Armed with this information, the reader can be excused for imagining Fever Dreams to be a drama of marital infidelity. It’s more complicated than that. The author, Jeffrey Lieber, who has had a long career in television as a writer and show runner, has packed a whole season of revelations into one play. For starters, the adulterers, a doctor named Zack and a wildlife biologist named Adele, have strict rules about what they can communicate when they’re not at the cabin, so there is a host of unresolved issues for them to delve into when they finally get together. Their dialogue is televisual and talky-cute. Adele, especially, is loquacious on the subject of not communicating with Zach. She’s built a wall between their trysts and the rest of her life. (That’s the term she uses: “There’s a wall.”) They love to talk and there’s no practical barrier to them dropping each other a line between their annual (or semi-annual) rendezvous. Under the circumstances, the play isn’t so much about isolation as insulation; the characters have done this to themselves.

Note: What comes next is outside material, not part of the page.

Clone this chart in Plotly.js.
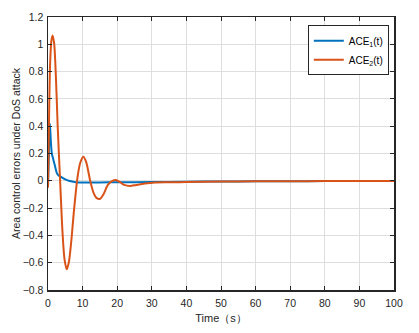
<!DOCTYPE html>
<html><head><meta charset="utf-8">
<script src="https://cdn.plot.ly/plotly-3.0.1.min.js"></script>
<style>html,body{margin:0;padding:0;background:#fff}#chart{width:419px;height:333px}</style>
</head><body><div id="chart"></div>
<script>
const timeACE1 = [0, 0.3, 0.55, 0.8, 1.1, 1.5, 2.0, 2.5, 3.0, 4, 5, 6, 8, 10, 15, 20, 30, 40, 50, 60, 70, 80, 90, 100];
const valuesACE1 = [-0.045, 0.25, 0.42, 0.3, 0.2, 0.16, 0.11, 0.06, 0.04, 0.025, 0.01, 0.0, -0.01, -0.012, -0.012, -0.011, -0.009, -0.007, -0.005, -0.004, -0.003, -0.002, -0.001, -0.001];
const timeACE2 = [0, 0.3, 0.6, 1.0, 1.35, 1.8, 2.3, 2.8, 3.5, 4.2, 4.8, 5.4, 6.0, 6.7, 7.5, 8.5, 9.3, 10.2, 11.0, 12.2, 13.2, 14.0, 15.0, 16.0, 17.3, 18.5, 19.6, 20.8, 22.0, 23.7, 25.5, 28, 31, 35, 40, 50, 60, 70, 80, 90, 100];
const valuesACE2 = [-0.05, 0.45, 0.85, 1.03, 1.065, 1.0, 0.75, 0.4, 0.0, -0.38, -0.58, -0.648, -0.6, -0.45, -0.22, 0.02, 0.13, 0.177, 0.14, 0.0, -0.09, -0.125, -0.133, -0.1, -0.03, -0.003, 0.005, -0.01, -0.03, -0.038, -0.03, -0.02, -0.013, -0.011, -0.009, -0.006, -0.004, -0.003, -0.002, -0.001, -0.001];
const seriesNames = ['ACE<sub>1</sub>(t)', 'ACE<sub>2</sub>(t)'];
const xTitle = 'Time（s）';
const yTitle = 'Area control errors under DoS attack';

const axisCommon = {
  showline: true, linecolor: '#262626', linewidth: 1.5, mirror: 'ticks',
  ticks: 'inside', ticklen: 4, tickwidth: 1, tickcolor: '#262626',
  showgrid: true, gridcolor: '#dedede', gridwidth: 1, zeroline: false,
  tickfont: {family: 'Liberation Sans, Arial, sans-serif', size: 10.5, color: '#262626'}
};
const data = [
  {x: timeACE1, y: valuesACE1, name: seriesNames[0], type: 'scatter', mode: 'lines', line: {color: '#0072BD', width: 2, shape: 'spline', smoothing: 0.6}},
  {x: timeACE2, y: valuesACE2, name: seriesNames[1], type: 'scatter', mode: 'lines', line: {color: '#D95319', width: 2, shape: 'spline', smoothing: 0.8}}
];
const layout = {
  width: 419, height: 333,
  margin: {l: 48, r: 25, t: 17, b: 43},
  paper_bgcolor: '#fff', plot_bgcolor: '#fff',
  font: {family: 'Liberation Sans, Arial, sans-serif', color: '#262626'},
  xaxis: Object.assign({}, axisCommon, {range: [0, 100], dtick: 10, tick0: 0, ticklabelstandoff: 3,
    title: {text: xTitle, font: {size: 11, color: '#262626'}, standoff: 6}}),
  yaxis: Object.assign({}, axisCommon, {range: [-0.8, 1.2], dtick: 0.2, tick0: 0, ticklabelstandoff: 1,
    title: {text: yTitle, font: {size: 10.5, color: '#262626'}, standoff: 0}}),
  showlegend: true,
  legend: {x: 0.985, y: 0.97, xanchor: 'right', yanchor: 'top', bgcolor: '#fff', bordercolor: '#262626', borderwidth: 1,
    font: {size: 10, color: '#000'}, tracegroupgap: 0}
};
Plotly.newPlot('chart', data, layout, {displayModeBar: false, staticPlot: true});
</script></body></html>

As a result, when the husband, a musician named Miller, eventually shows up, we know very little about him and even less about the nature of his marriage to Adele. The first act piles up mysteries for the second act to resolve. Why would the husband risk upsetting an arrangement which suits him? Why does he mostly want to talk about things that happened 30 years ago? Why is he drinking so much? Why does he keep a single bullet in his revolver? From the playwright’s point of view, these circumstances answer each other. He comes so he can talk. He drinks so he can talk more. He has a single bullet in the revolver because this instrument is bound to go off. (Yes, Chekhov’s theory about the firearm introduced in the first act that never goes to waste is proved once again.) From my point of view, however, this exquisite cabin begins to look like a place where self-dramatizing people can come to self-dramatize.
It doesn’t help that Adele (played by Lana Young) in an extended simile, compares their mating habits to those of a species of beetle. Or that Miller (Tim DeKay) opines with small provocation that “wandering in the dark is the rhythm section of grief”. Adele’s persistent anthropomorphizing of the animals she studies goes ill with her profession as a scientist. For his part, Zack (Doug Savant) carefully washes his hands in the best medical manner, then dries them on his shirt and uses them to smooth his hair before he stitches up the wound—not the most careful of physicians.
Fever Dreams is one of those remorselessly calculated plays, nowadays grown rare, that can be summarized with a list of required props: revolver, box with an engagement ring, single bullet (found in revolver later), guitar, whisky bottle, surgical kit, a note found in a dead man’s shoe and, finally, a portable electric drill to fix the cabinet door.
One of the hazards of a fully realized, three-dimensional set is that it leads the spectator to expect the same qualities from the action that’s played within it. If not, all the realism stays in the scenery. The actors do as much and as well as anyone possibly could with this material. Rob Ruggiero’s direction is more than capable, but these Fever Dreams could have been avoided with a few lengthy phone calls.